Я много выступал в разных службах Би-би-си; в частности, меня попросили выступить по случаю смерти Сталина. Я с радостью отозвался на это предложение, потому что считал Сталина страшнейшим злодеем, главным виновником нищеты и инициатором террора в России, которая теперь всем этим угрожала миру. Я заклеймил тирана в своей речи и поздравил всех с его уходом со сцены. Я говорил, забыв обо всякой осмотрительности, о всех приличиях. Эта передача так и не вышла в эфир.

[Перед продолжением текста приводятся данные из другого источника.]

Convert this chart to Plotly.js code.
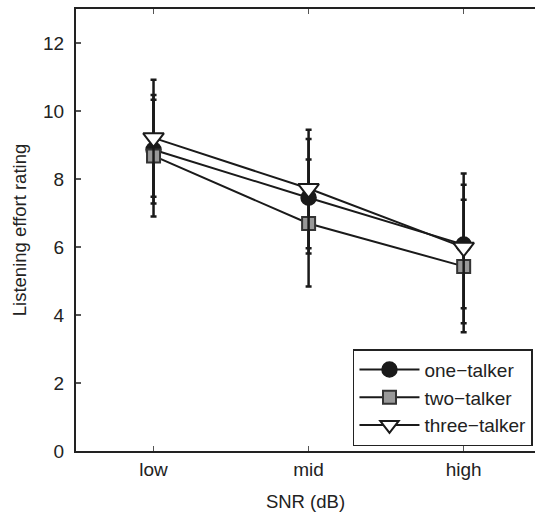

После Германии правительство направило меня в Норвегию — убеждать норвежцев присоединиться к союзу против России. Место моего назначения называлось Тронхейм. Погода была холодная, штормовая. Из Осло в Тронхейм надо было лететь на гидроплане. Когда гидроплан сел на воду, мы почувствовали неладное. Он стал медленно погружаться в пучину. Нам велели прыгать в море и плыть к лодке, все пассажиры моего отсека так и сделали. Потом мы узнали, что девятнадцать пассажиров из салона для некурящих погибли. Едва коснувшись воды, гидроплан получил пробоину, куда хлынула вода. Я попросил приятеля, который провожал меня в Осло, подсказать, где можно курить в самолете, и шутливо заметил: «Если нельзя будет курить, я помру». Шутка оказалась вещей. Пассажиры салона для курящих выбрались через аварийный выход, возле которого находилось мое место. Мы доплыли до лодок, державшихся в отдалении, иначе их могло затянуть в воронку от тонувшего гидроплана. Нас доставили на берег в нескольких милях от Тронхейма и отвезли на машине в отель.